A proper mode dial is present though, containing the Program auto mode that’ll let you control ISO sensitivity and white balance, plus the default Smart Auto mode which automatically detects scene conditions and applies optimal shooting settings. Move to the ‘S’ symbol to reveal Smart mode presets designed to help capture tricky shooting scenarios. Options include a Beauty Face mode which enables touch-up options when shooting portraits, a Light Trace setting that’ll hold the shutter open to capture light trails from night-time traffic, and the Action Freeze feature for getting sharp shots of fast-moving subjects.
An automated panorama mode is also available and this gets its own position on the mode dial for easy access. It’s also easy to use: just press and hold the shutter release, pan the camera left or right and release the shutter when you’re done.
You can also apply Movie Filter effects to video recording by selecting the star icon on the mode dial. Many of these mimic the Smart Filter still image effects, like the Miniature, Fish-eye and Retro looks. There are also an extra four colour styles to choose from, however not all these effects can be applied to HD-quality recordings.
The remaining three settings on the mode dial include the movie mode option, as well as a position dedicated to camera settings. And last but definitely not least, we find the Wi-Fi mode. Samsung has crammed the WB1100F with its latest wireless image sharing technology, including features like Photo Beam which allows you to transfer an image from the camera to your smart device by simply tapping the two together. It’s a neat trick made possible by NFC, so you’ll need an NFC-enabled smartphone or tablet to get in on the action. The camera also incorporates Samsung’s AutoShare feature that’ll wirelessly share images as soon as you snap them, as well as Remote Viewfinder technology to let you control the WB1100F wirelessly from your smartphone. Just download Samsung’s Smart Camera app to your smartphone or tablet to start using these features. If you find yourself using a particular wireless trick frequently, then the Direct Link button alongside the mode dial can be configured to access it instantly.

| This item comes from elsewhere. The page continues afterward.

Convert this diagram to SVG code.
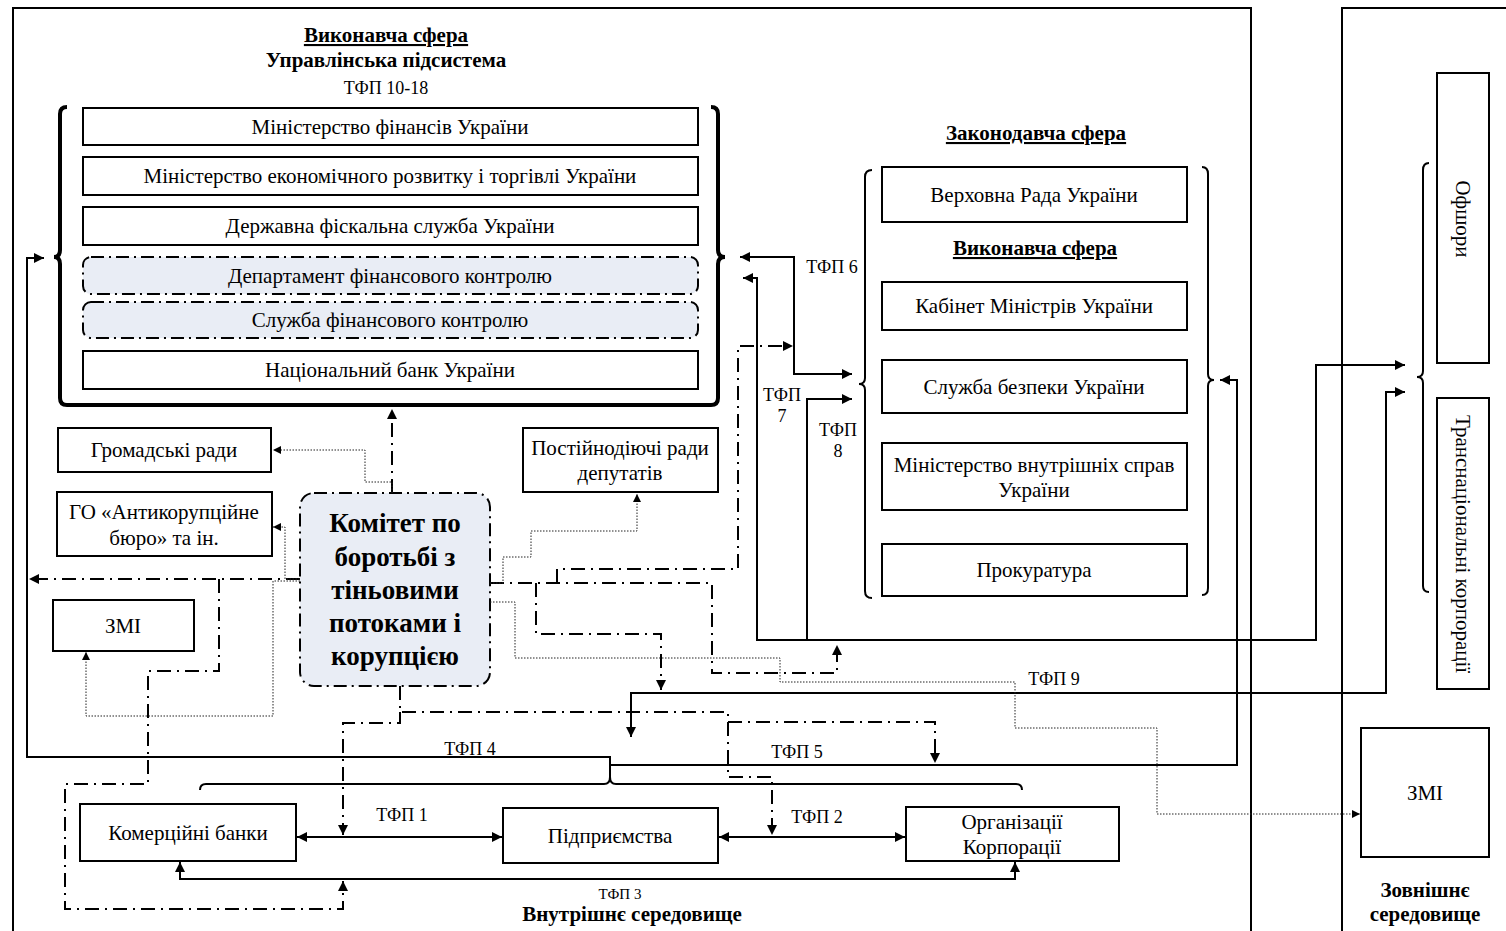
<svg xmlns="http://www.w3.org/2000/svg" width="1506" height="931" viewBox="0 0 1506 931">
<defs>
<style>
.frame{fill:none;stroke:#000;stroke-width:2}
.box{fill:#fff;stroke:#000;stroke-width:2}
.dbox{fill:#e9edf5;stroke:#000;stroke-width:2;stroke-dasharray:13 5 2 5}
.t{font-family:"Liberation Serif",serif;font-size:21px;text-anchor:middle;fill:#000}
.s{font-size:18px}
.b{font-weight:bold}
.u{text-decoration:underline}
.big{font-size:27px;font-weight:bold}
.solid{fill:none;stroke:#000;stroke-width:2}
.brace{fill:none;stroke:#000;stroke-width:2}
.thick{fill:none;stroke:#000;stroke-width:4}
.dd{fill:none;stroke:#000;stroke-width:2;stroke-dasharray:14 6 2 6}
.dot{fill:none;stroke:#222;stroke-width:1;stroke-dasharray:1.5 1.5}
</style>
<marker id="a" viewBox="0 0 10 10" refX="10" refY="5" markerWidth="11" markerHeight="10" markerUnits="userSpaceOnUse" orient="auto-start-reverse"><path d="M0,0L10,5L0,10z" fill="#000"/></marker>
<marker id="m" viewBox="0 0 10 10" refX="10" refY="5" markerWidth="8" markerHeight="8" markerUnits="userSpaceOnUse" orient="auto-start-reverse"><path d="M0,0L10,5L0,10z" fill="#000"/></marker>
</defs>
<rect width="1506" height="931" fill="#fff"/>
<g id="frames">
<rect class="frame" x="13" y="8" width="1238" height="940"/>
<rect class="frame" x="1342" y="8" width="200" height="940"/>
</g>
<g id="titles">
<text class="t b u" x="386" y="42">Виконавча сфера</text>
<text class="t b" x="386" y="67">Управлінська підсистема</text>
<text class="t s" x="386" y="94">ТФП 10-18</text>
<text class="t b u" x="1036" y="140">Законодавча сфера</text>
<text class="t b u" x="1035" y="255">Виконавча сфера</text>
<text class="t b" x="632" y="921">Внутрішнє середовище</text>
<text class="t b" x="1425" y="897">Зовнішнє</text>
<text class="t b" x="1425" y="921">середовище</text>
</g>
<g id="braces">
<path class="thick" d="M67,107 Q60,107 60,114 V250 Q60,257 54,257 Q60,257 60,264 V398 Q60,405 67,405 H711 Q718,405 718,398 V264 Q718,257 725,257 Q718,257 718,250 V114 Q718,107 711,107"/>
<path class="brace" d="M872,170 Q865,170 865,177 V378 Q865,384 859,384 Q865,384 865,390 V591 Q865,598 872,598"/>
<path class="brace" d="M1202,167 Q1208,167 1208,174 V374 Q1208,380 1214,380 Q1208,380 1208,386 V588 Q1208,595 1202,595"/>
<path class="brace" d="M1429,163 Q1423,163 1423,170 V371 Q1423,377 1417,377 Q1423,377 1423,383 V586 Q1423,592 1429,592"/>
<path class="brace" d="M200,790 Q200,784 206,784 H604 Q610,784 610,777 Q610,784 616,784 H1016 Q1022,784 1022,790"/>
</g>
<g id="n-minfin"><rect class="box" x="83" y="108" width="615" height="37"/><text class="t" x="390" y="134">Міністерство фінансів України</text></g>
<g id="n-mineco"><rect class="box" x="83" y="157" width="615" height="38"/><text class="t" x="390" y="183">Міністерство економічного розвитку і торгівлі України</text></g>
<g id="n-dfs"><rect class="box" x="83" y="207" width="615" height="38"/><text class="t" x="390" y="233">Державна фіскальна служба України</text></g>
<g id="n-dep"><rect class="dbox" x="83" y="257" width="615" height="37" rx="8"/><text class="t" x="390" y="283">Департамент фінансового контролю</text></g>
<g id="n-sfk"><rect class="dbox" x="83" y="302" width="615" height="36" rx="8"/><text class="t" x="390" y="327">Служба фінансового контролю</text></g>
<g id="n-nbu"><rect class="box" x="83" y="351" width="615" height="38"/><text class="t" x="390" y="377">Національний банк України</text></g>
<g id="n-gromrady"><rect class="box" x="58" y="428" width="213" height="44"/><text class="t" x="164" y="457">Громадські ради</text></g>
<g id="n-go"><rect class="box" x="57" y="492" width="215" height="64"/><text class="t" x="164" y="519">ГО «Антикорупційне</text><text class="t" x="164" y="545">бюро» та ін.</text></g>
<g id="n-zmi-left"><rect class="box" x="53" y="600" width="141" height="51"/><text class="t" x="123" y="633">ЗМІ</text></g>
<g id="n-committee"><rect class="dbox" x="300" y="493" width="190" height="193" rx="14"/>
<text class="t big" x="395" y="532">Комітет по</text><text class="t big" x="395" y="566">боротьбі з</text><text class="t big" x="395" y="599">тіньовими</text><text class="t big" x="395" y="632">потоками і</text><text class="t big" x="395" y="665">корупцією</text></g>
<g id="n-postrady"><rect class="box" x="523" y="428" width="195" height="64"/><text class="t" x="620" y="455">Постійнодіючі ради</text><text class="t" x="620" y="480">депутатів</text></g>
<g id="n-vru"><rect class="box" x="882" y="167" width="305" height="55"/><text class="t" x="1034" y="202">Верховна Рада України</text></g>
<g id="n-kmu"><rect class="box" x="882" y="282" width="305" height="48"/><text class="t" x="1034" y="313">Кабінет Міністрів України</text></g>
<g id="n-sbu"><rect class="box" x="882" y="360" width="305" height="53"/><text class="t" x="1034" y="394">Служба безпеки України</text></g>
<g id="n-mvs"><rect class="box" x="882" y="443" width="305" height="67"/><text class="t" x="1034" y="472">Міністерство внутрішніх справ</text><text class="t" x="1034" y="497">України</text></g>
<g id="n-prok"><rect class="box" x="882" y="544" width="305" height="52"/><text class="t" x="1034" y="577">Прокуратура</text></g>
<g id="n-offshore"><rect class="box" x="1437" y="73" width="52" height="290"/><text class="t" transform="translate(1463,219) rotate(90)" x="0" y="7">Офшори</text></g>
<g id="n-tnk"><rect class="box" x="1437" y="398" width="52" height="291"/><text class="t" transform="translate(1463,544) rotate(90)" x="0" y="7">Транснаціональні корпорації</text></g>
<g id="n-zmi-right"><rect class="box" x="1361" y="728" width="128" height="129"/><text class="t" x="1425" y="800">ЗМІ</text></g>
<g id="n-banks"><rect class="box" x="80" y="804" width="216" height="57"/><text class="t" x="188" y="840">Комерційні банки</text></g>
<g id="n-pidpr"><rect class="box" x="503" y="808" width="215" height="55"/><text class="t" x="610" y="843">Підприємства</text></g>
<g id="n-org"><rect class="box" x="906" y="807" width="213" height="54"/><text class="t" x="1012" y="829">Організації</text><text class="t" x="1012" y="854">Корпорації</text></g>
<g id="connectors">
<path class="solid" d="M297,837 H502" marker-start="url(#a)" marker-end="url(#a)"/>
<path class="solid" d="M719,837 H905" marker-start="url(#a)" marker-end="url(#a)"/>
<path class="solid" d="M180,862 V879 H1015 V862" marker-start="url(#a)" marker-end="url(#a)"/>
<path class="solid" d="M610,777 V757 H27 V258 H44" marker-end="url(#a)"/>
<path class="solid" d="M610,765 H1237 V380 H1220" marker-end="url(#a)"/>
<path class="solid" d="M740,257 H794 V374 H852" marker-start="url(#a)" marker-end="url(#a)"/>
<path class="solid" d="M743,278 H757 V640 H1316 V365 H1405" marker-start="url(#a)" marker-end="url(#a)"/>
<path class="solid" d="M807,640 V399 H852" marker-end="url(#a)"/>
<path class="solid" d="M631,737 V693 H1386 V392 H1405" marker-start="url(#a)" marker-end="url(#a)"/>
<path class="dd" d="M392,493 V409" marker-end="url(#a)"/>
<path class="dd" d="M300,579 H29" marker-end="url(#a)"/>
<path class="dd" d="M219,579 V671 H148 V784 H65 V909 H343 V881" marker-end="url(#a)"/>
<path class="dd" d="M400,686 V712 H728 V777 H772 V835" marker-end="url(#a)"/>
<path class="dd" d="M400,712 V723 H343 V835" marker-end="url(#a)"/>
<path class="dd" d="M728,722 H935 V763" marker-end="url(#a)"/>
<path class="dd" d="M490,583 H712 V673 H837 V645" marker-end="url(#a)"/>
<path class="dd" d="M536,583 V634 H661 V690" marker-end="url(#a)"/>
<path class="dd" d="M557,583 V569 H738 V346 H793" marker-end="url(#a)"/>
<path class="dot" d="M392,493 V482 H365 V450 H273" marker-end="url(#m)"/>
<path class="dot" d="M300,579 H285 V527 H273" marker-end="url(#m)"/>
<path class="dot" d="M300,581 H273 V716 H86 V652" marker-end="url(#m)"/>
<path class="dot" d="M490,583 H503 V557 H531 V531 H637 V494" marker-end="url(#m)"/>
<path class="dot" d="M490,602 H515 V658 H780 V682 H1015 V728 H1157 V814 H1360" marker-end="url(#m)"/>
</g>
<g id="labels">
<text class="t s" x="832" y="273">ТФП 6</text>
<text class="t s" x="782" y="401">ТФП</text>
<text class="t s" x="782" y="422">7</text>
<text class="t s" x="838" y="436">ТФП</text>
<text class="t s" x="838" y="457">8</text>
<text class="t s" x="1054" y="685">ТФП 9</text>
<text class="t s" x="470" y="755">ТФП 4</text>
<text class="t s" x="797" y="758">ТФП 5</text>
<text class="t s" x="402" y="821">ТФП 1</text>
<text class="t s" x="817" y="823">ТФП 2</text>
<text class="t" style="font-size:15px" x="620" y="899">ТФП 3</text>
</g>
</svg>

Apart from this control, it’s pretty much business as usual atop the WB1100F, with the zoom ring, shutter release and power button where you’d expect to find them. The lens barrel is home to a more unusual button though, entitled ‘Speed Control’. Sounds exciting, but it simply changes the zooming speed. Press it whilst adjusting the zoom ring when shooting stills and the camera will zoom faster, or do the same in video mode to slow things down instead.
It’s certainly a useful gadget when you need to zoom in fast on a fleeting subject, especially given the WB1100F’s extensive focal range. Sure, this is no match for the cutting-edge ultrazoom bridge cameras offering upwards of a 60x range, but it’s enough telephoto reach to get distant subjects filling your frame from a typical vantage point. Likewise, the 25mm maximum wide-angle setting should be enough for keeping large groups in the picture and shooting architecture at close range. Samsung’s optical image stabilisation system also works its magic, helping to iron out camera shake for sharp shots in low light and at longer focal lengths.
The 3.0”, 460k-dot screen is less impressive though. At this price point you can’t really expect it to sport touch-sensitivity, and it doesn’t. The outright resolution is nothing special either, but it’s acceptable for the money. However, viewing angles are sub-par, making it tricky to accurately judge contrast and colour during a shoot.
The monitor quality is at least high enough to show off Samsung’s attractive menu system and on-screen display. Where many camera manufacturers still use dated and uninspiring interfaces, the WB1100F benefits from clear, modern menus and attractive icons which help make controlling the camera a pleasant and intuitive experience. It’s a system that’d benefit from touchscreen controls, but nonetheless works well with the camera’s standard directional buttons.
However, it’s a pity the WB1100F isn’t as enjoyable to shoot. Press the power button and the screen and lens spring into life almost instantly, but the camera refuses to snap a shot for 2-3 seconds. This doesn’t sound like much, but it’s an annoying delay that’s easily long enough to miss a fast-moving subject, especially as the zoom controls are also frozen during this period so you can’t even compose your shot whilst you wait.
This frustrating flaw also affects the WB1100F’s bigger brother, the WB2200F, and can hopefully be fixed with a future firmware update. But where that camera picks up speed with nippy autofocussing, the WB1100F has to make do with a slower system that’s quick enough in good light, but makes a meal of locking on to subjects in dimmer conditions. Focus accuracy also leaves something to be desired, with some of our test shots appearing slightly out of focus despite the camera having apparently focussed correctly in the field.